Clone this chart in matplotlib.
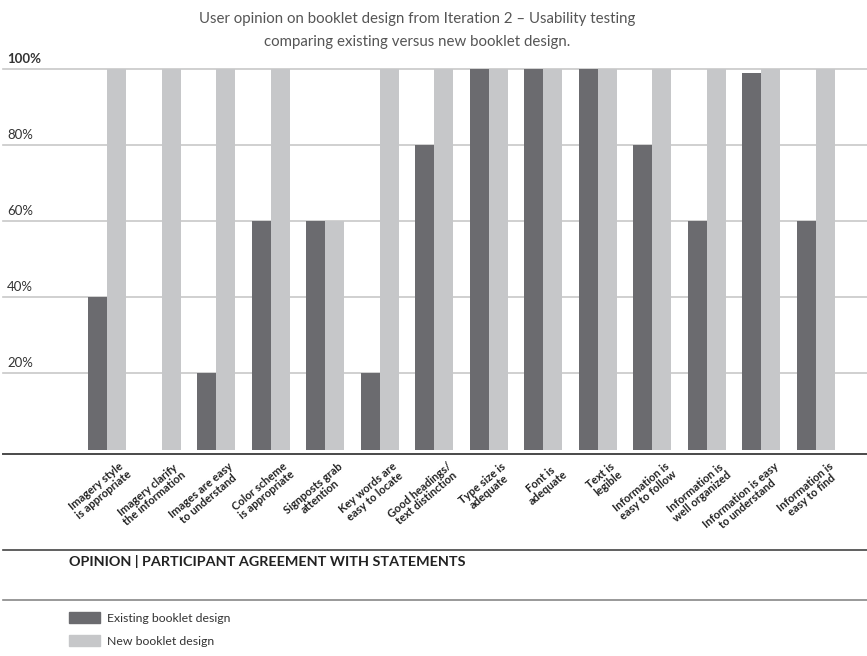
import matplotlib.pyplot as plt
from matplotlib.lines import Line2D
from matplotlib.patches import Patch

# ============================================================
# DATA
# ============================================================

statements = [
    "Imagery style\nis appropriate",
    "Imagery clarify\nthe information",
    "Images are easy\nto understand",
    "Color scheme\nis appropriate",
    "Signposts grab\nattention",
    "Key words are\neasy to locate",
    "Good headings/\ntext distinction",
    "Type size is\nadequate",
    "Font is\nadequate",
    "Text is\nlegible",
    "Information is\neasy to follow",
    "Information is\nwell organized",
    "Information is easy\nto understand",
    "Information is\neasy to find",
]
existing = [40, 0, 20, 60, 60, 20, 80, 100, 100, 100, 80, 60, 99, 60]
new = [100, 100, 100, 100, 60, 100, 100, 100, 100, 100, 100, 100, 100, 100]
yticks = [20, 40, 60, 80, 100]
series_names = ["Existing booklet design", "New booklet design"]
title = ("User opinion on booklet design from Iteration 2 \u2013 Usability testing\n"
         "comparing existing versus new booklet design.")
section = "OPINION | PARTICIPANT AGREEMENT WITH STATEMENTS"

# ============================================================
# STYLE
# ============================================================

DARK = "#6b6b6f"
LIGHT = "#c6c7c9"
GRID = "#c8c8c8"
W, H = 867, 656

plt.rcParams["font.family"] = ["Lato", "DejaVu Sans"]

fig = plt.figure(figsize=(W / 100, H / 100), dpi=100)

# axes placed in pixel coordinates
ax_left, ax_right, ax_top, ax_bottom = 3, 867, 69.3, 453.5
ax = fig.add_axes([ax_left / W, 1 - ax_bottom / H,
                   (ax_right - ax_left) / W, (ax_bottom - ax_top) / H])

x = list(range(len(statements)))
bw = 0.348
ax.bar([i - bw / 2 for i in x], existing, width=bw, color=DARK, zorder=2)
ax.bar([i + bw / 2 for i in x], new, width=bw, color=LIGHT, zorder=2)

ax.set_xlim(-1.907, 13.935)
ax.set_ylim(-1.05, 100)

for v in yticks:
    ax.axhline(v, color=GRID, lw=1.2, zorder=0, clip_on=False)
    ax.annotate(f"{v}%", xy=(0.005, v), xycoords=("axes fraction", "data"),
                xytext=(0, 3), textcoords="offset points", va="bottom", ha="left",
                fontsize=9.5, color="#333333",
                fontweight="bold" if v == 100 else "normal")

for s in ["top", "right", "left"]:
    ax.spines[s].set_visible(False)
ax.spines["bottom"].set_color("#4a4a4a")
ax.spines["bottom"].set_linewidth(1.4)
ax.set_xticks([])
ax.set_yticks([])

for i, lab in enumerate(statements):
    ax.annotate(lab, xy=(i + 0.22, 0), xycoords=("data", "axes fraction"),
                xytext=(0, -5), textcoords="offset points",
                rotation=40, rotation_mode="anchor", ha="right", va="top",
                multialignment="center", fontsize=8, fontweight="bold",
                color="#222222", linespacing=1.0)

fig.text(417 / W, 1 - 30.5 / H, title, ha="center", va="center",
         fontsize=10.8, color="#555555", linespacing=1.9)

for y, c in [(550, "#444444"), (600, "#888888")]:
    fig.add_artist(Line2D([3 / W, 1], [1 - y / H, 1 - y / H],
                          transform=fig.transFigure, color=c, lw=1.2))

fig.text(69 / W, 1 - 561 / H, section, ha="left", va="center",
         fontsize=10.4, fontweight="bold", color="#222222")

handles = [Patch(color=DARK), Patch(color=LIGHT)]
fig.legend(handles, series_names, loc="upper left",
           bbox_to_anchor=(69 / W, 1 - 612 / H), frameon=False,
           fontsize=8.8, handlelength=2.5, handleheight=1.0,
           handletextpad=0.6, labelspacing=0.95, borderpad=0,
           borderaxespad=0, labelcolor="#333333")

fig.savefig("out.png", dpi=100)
....................
Report all lines of the data that include the word "matplotlib".

**Full output**
Clone this chart in matplotlib.
import matplotlib.pyplot as plt
from matplotlib.lines import Line2D
from matplotlib.patches import Patch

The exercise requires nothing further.